## START Data shown
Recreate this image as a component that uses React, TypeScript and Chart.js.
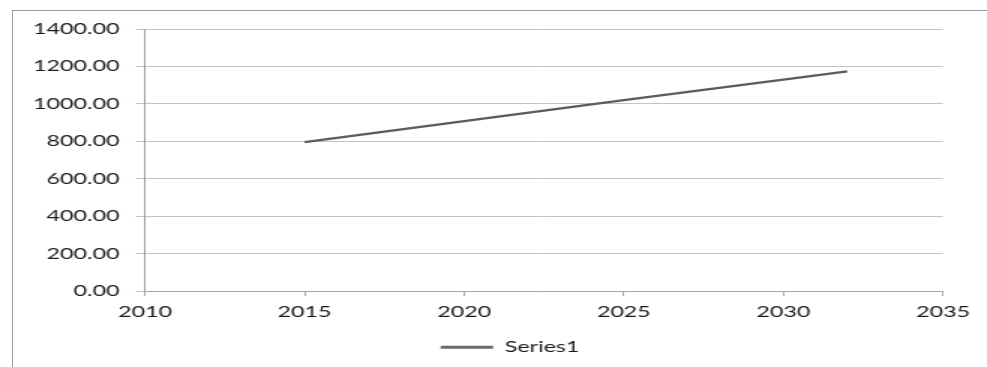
import React, { useEffect, useRef } from "react";
import { Chart, registerables } from "chart.js";

Chart.register(...registerables);

// Data
const years = [2015, 2020, 2025, 2030, 2032];
const values = [795, 908, 1020, 1130, 1173];
const seriesName = "Series1";
const xMin = 2010;
const xMax = 2035;
const xStep = 5;
const yMin = 0;
const yMax = 1400;
const yStep = 200;

// The reference picture is horizontally stretched; we draw at a narrower width and stretch
const STRETCH = 1.5;
const W = 987;
const H = 367;
const CW = W / STRETCH;
const LEGEND_SHIFT = 25.7;

const legendShift = {
  id: "legendShift",
  beforeDraw(chart: any) {
    const l = chart.legend;
    if (l && !l._shifted) {
      l.left += LEGEND_SHIFT;
      l.right += LEGEND_SHIFT;
      l._shifted = true;
    }
  },
};

export default function App() {
  const ref = useRef<HTMLCanvasElement | null>(null);

  useEffect(() => {
    const canvas = ref.current;
    if (!canvas) return;
    const font = { family: "Lato", size: 15.5 };
    const textColor = "#1a1a1a";
    const chart = new Chart(canvas, {
      type: "line",
      data: {
        datasets: [
          {
            label: seriesName,
            data: years.map((x, i) => ({ x, y: values[i] })),
            borderColor: "#5c5c5c",
            backgroundColor: "#6a6a6a",
            borderWidth: 2.3,
            pointRadius: 0,
            tension: 0,
          },
        ],
      },
      plugins: [legendShift],
      options: {
        responsive: false,
        animation: false,
        devicePixelRatio: 1,
        layout: {
          padding: { left: 0, right: 29.33, top: 29, bottom: 2 },
        },
        plugins: {
          tooltip: { enabled: false },
          legend: {
            position: "bottom",
            labels: {
              font,
              color: textColor,
              boxWidth: 35,
              boxHeight: 3,
              padding: 10,
              generateLabels: (c: any) =>
                c.data.datasets.map((d: any, i: number) => ({
                  text: d.label,
                  fillStyle: "#6a6a6a",
                  strokeStyle: "#6a6a6a",
                  lineWidth: 0,
                  hidden: false,
                  datasetIndex: i,
                  fontColor: textColor,
                })),
            },
          },
        },
        scales: {
          x: {
            type: "linear",
            min: xMin,
            max: xMax,
            afterFit: (s: any) => {
              s.height = 38.5;
            },
            ticks: {
              stepSize: xStep,
              font,
              color: textColor,
              padding: 7,
              maxRotation: 0,
              callback: (v: any) => String(v),
            },
            grid: {
              drawOnChartArea: false,
              drawTicks: true,
              tickLength: 5,
              color: "#a8a8a8",
            },
            border: { color: "#a8a8a8", width: 1 },
          },
          y: {
            min: yMin,
            max: yMax,
            afterFit: (s: any) => {
              s.width = 96.67;
            },
            ticks: {
              stepSize: yStep,
              font,
              color: textColor,
              padding: 11,
              callback: (v: any) => Number(v).toFixed(2),
            },
            grid: {
              color: "#c4c4c4",
              tickLength: 6,
              drawTicks: true,
            },
            border: { color: "#a0a0a0", width: 1 },
          },
        },
      },
    } as any);
    return () => chart.destroy();
  }, []);

  return (
    <div
      style={{
        position: "fixed",
        left: 0,
        top: 0,
        width: W,
        height: H,
        overflow: "hidden",
        background: "#fff",
      }}
    >
      <div
        style={{
          position: "absolute",
          left: 12,
          top: 10,
          width: 1000,
          height: 400,
          borderLeft: "1px solid #9a9a9a",
          borderTop: "1px solid #9a9a9a",
        }}
      />
      <div
        style={{
          position: "absolute",
          left: 0,
          top: 0,
          width: CW,
          height: H,
          transform: `scaleX(${STRETCH})`,
          transformOrigin: "0 0",
        }}
      >
        <canvas ref={ref} width={CW} height={H} />
      </div>
    </div>
  );
}
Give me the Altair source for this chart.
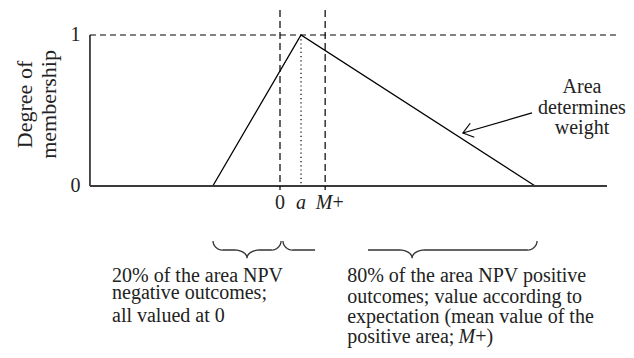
import math
import altair as alt
import pandas as pd

# ---- data (NPV units, membership degree) ----
tri_npv = [-3.2, 1.0, 12.15]
tri_mem = [0.0, 1.0, 0.0]
a_val = 1.0
m_plus = 2.15
zero_val = 0.0
axis_left = -9.05
axis_right = 15.57
top_right = 16.19
vline_top = 1.166
vline_bottom = -0.026

x_tick_text = ["0", "a", "M", "+"]
y_tick_text = ["1", "0"]
y_title = ["Degree of", "membership"]
area_text = ["Area", "determines", "weight"]
left_text = ["20% of the area NPV", "negative outcomes;", "all valued at 0"]
right_text = ["80% of the area NPV positive", "outcomes; value according to",
              "expectation (mean value of the", "positive area;"]
right_tail_italic = "M"
right_tail_plain = "+)"

# ---- layout helpers (data units) ----
W, H = 618, 342
PX_X, PX_Y = 21.0, 151.0
X0 = -272 / PX_X
Y1 = 1 + 27 / PX_Y
XS = alt.Scale(domain=[X0, X0 + W / PX_X], nice=False, zero=False)
YS = alt.Scale(domain=[Y1 - H / PX_Y, Y1], nice=False, zero=False)
FONT = "Liberation Serif"
FS = 20
INK = "#222222"


def X(f):
    return alt.X(f, type="quantitative", scale=XS, axis=None)


def Y(f):
    return alt.Y(f, type="quantitative", scale=YS, axis=None)


# triangle
tri = pd.DataFrame({"x": tri_npv, "y": tri_mem, "o": [0, 1, 2]})
tri_layer = alt.Chart(tri).mark_line(color="black", strokeWidth=1.3).encode(
    x=X("x"), y=Y("y"), order="o:Q")

# axes
axes = pd.DataFrame({"x": [axis_left, axis_left], "x2": [axis_right, axis_left],
                     "y": [0.0, 0.0], "y2": [0.0, 1.0]})
axis_layer = alt.Chart(axes).mark_rule(color="#3a3a3a", strokeWidth=1.8).encode(
    x=X("x"), x2="x2", y=Y("y"), y2="y2")

top_line = alt.Chart(pd.DataFrame({"x": [axis_left], "x2": [top_right], "y": [1.0]})).mark_rule(
    color="black", strokeWidth=1.2, strokeDash=[6, 4]).encode(x=X("x"), x2="x2", y=Y("y"))

vlines = alt.Chart(pd.DataFrame({"x": [zero_val, m_plus], "y": [vline_top] * 2,
                                 "y2": [vline_bottom] * 2})).mark_rule(
    color="black", strokeWidth=1.2, strokeDash=[7, 4]).encode(x=X("x"), y=Y("y"), y2="y2")

dotted = alt.Chart(pd.DataFrame({"x": [a_val], "y": [1.0], "y2": [0.0]})).mark_rule(
    color="black", strokeWidth=1.2, strokeDash=[1.2, 3]).encode(x=X("x"), y=Y("y"), y2="y2")

# braces
B_TOP, B_LINE, B_CUSP = -0.364, -0.424, -0.477
HOOK, CUSPW = 0.45, 0.6


def brace(xa, xc, xb, gid, gap=None):
    pts = []
    n = 8
    for i in range(n + 1):
        t = math.pi / 2 * i / n
        pts.append((xa + HOOK - HOOK * math.cos(t), B_TOP + (B_LINE - B_TOP) * math.sin(t)))
    for i in range(n + 1):
        t = math.pi / 2 * i / n
        pts.append((xc - CUSPW + CUSPW * math.sin(t), B_CUSP - (B_CUSP - B_LINE) * math.cos(t)))
    for i in range(n, -1, -1):
        t = math.pi / 2 * i / n
        pts.append((xc + CUSPW - CUSPW * math.sin(t), B_CUSP - (B_CUSP - B_LINE) * math.cos(t)))
    for i in range(n, -1, -1):
        t = math.pi / 2 * i / n
        pts.append((xb - HOOK + HOOK * math.cos(t), B_TOP + (B_LINE - B_TOP) * math.sin(t)))
    if gap is None:
        return [{"x": px, "y": py, "o": k, "g": gid} for k, (px, py) in enumerate(pts)]
    first = [(px, py) for px, py in pts if px <= gap[0]] + [(gap[0], B_LINE)]
    second = [(gap[1], B_LINE)] + [(px, py) for px, py in pts if px >= gap[1]]
    rows = [{"x": px, "y": py, "o": k, "g": gid} for k, (px, py) in enumerate(first)]
    rows += [{"x": px, "y": py, "o": k, "g": gid + "b"} for k, (px, py) in enumerate(second)]
    return rows


brace_rows = brace(-3.19, -1.57, 0.05, "L") + brace(0.14, 6.29, 12.24, "R", gap=(1.67, 4.19))
braces = alt.Chart(pd.DataFrame(brace_rows)).mark_line(color="#333333", strokeWidth=1.3).encode(
    x=X("x"), y=Y("y"), detail="g:N", order="o:Q")

# arrow
arrow_tail = (12.0, 0.484)
arrow_tip = (8.71, 0.351)
arrow = alt.Chart(pd.DataFrame({"x": [arrow_tail[0]], "x2": [arrow_tip[0]],
                                "y": [arrow_tail[1]], "y2": [arrow_tip[1]]})).mark_rule(
    color="black", strokeWidth=1.2).encode(x=X("x"), x2="x2", y=Y("y"), y2="y2")
ang = math.degrees(math.atan2((arrow_tail[1] - arrow_tip[1]) * PX_Y,
                              (arrow_tip[0] - arrow_tail[0]) * PX_X))
head = alt.Chart(pd.DataFrame({"x": [arrow_tip[0]], "y": [arrow_tip[1]]})).mark_point(
    shape="M -1 -0.75 L 0 0 L -1 0.75", filled=False, stroke="black", strokeWidth=1.2,
    size=380, angle=ang % 360, opacity=1).encode(x=X("x"), y=Y("y"))


def text_layer(xs, ys, texts, align="left", baseline="alphabetic", style="normal", angle=0, size=FS):
    df = pd.DataFrame({"x": xs, "y": ys, "t": texts})
    return alt.Chart(df).mark_text(font=FONT, fontSize=size, color=INK, align=align,
                                   baseline=baseline, fontStyle=style, angle=angle).encode(
        x=X("x"), y=Y("y"), text="t:N")


texts = [
    text_layer([-9.5, -9.5], [1.0, 0.0], y_tick_text, align="right", baseline="middle"),
    text_layer([-12.14, -11.0], [0.54, 0.54], y_title, align="center", baseline="middle",
               angle=270, size=22),
    text_layer([zero_val], [-0.152], [x_tick_text[0]], align="center"),
    text_layer([a_val], [-0.152], [x_tick_text[1]], align="center", style="italic"),
    text_layer([2.5], [-0.152], [x_tick_text[2]], align="right", style="italic"),
    text_layer([2.5], [-0.152], [x_tick_text[3]], align="left"),
    text_layer([14.38] * 3, [0.616, 0.477, 0.344], area_text, align="center"),
    text_layer([-8.0] * 3, [-0.636, -0.748, -0.901], left_text),
    text_layer([3.2] * 4, [-0.636, -0.775, -0.907, -1.040], right_text),
    text_layer([8.5], [-1.040], [right_tail_italic], style="italic"),
    text_layer([9.3], [-1.040], [right_tail_plain]),
]

chart = alt.layer(tri_layer, axis_layer, top_line, vlines, dotted, braces, arrow, head, *texts).properties(
    width=W, height=H, padding=0, autosize="none"
).configure_view(stroke=None)

chart.save("out.html", embed_options={"renderer": "svg", "actions": False})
## END Data shown
- Given exercise -
Copy exactly the material above from the line with "Give me the Altair source for this chart." to the line with "vline_bottom = -0.026", ends included, and nothing else. Leave out any picture.

- Exercise response -
Give me the Altair source for this chart.
import math
import altair as alt
import pandas as pd

# ---- data (NPV units, membership degree) ----
tri_npv = [-3.2, 1.0, 12.15]
tri_mem = [0.0, 1.0, 0.0]
a_val = 1.0
m_plus = 2.15
zero_val = 0.0
axis_left = -9.05
axis_right = 15.57
top_right = 16.19
vline_top = 1.166
vline_bottom = -0.026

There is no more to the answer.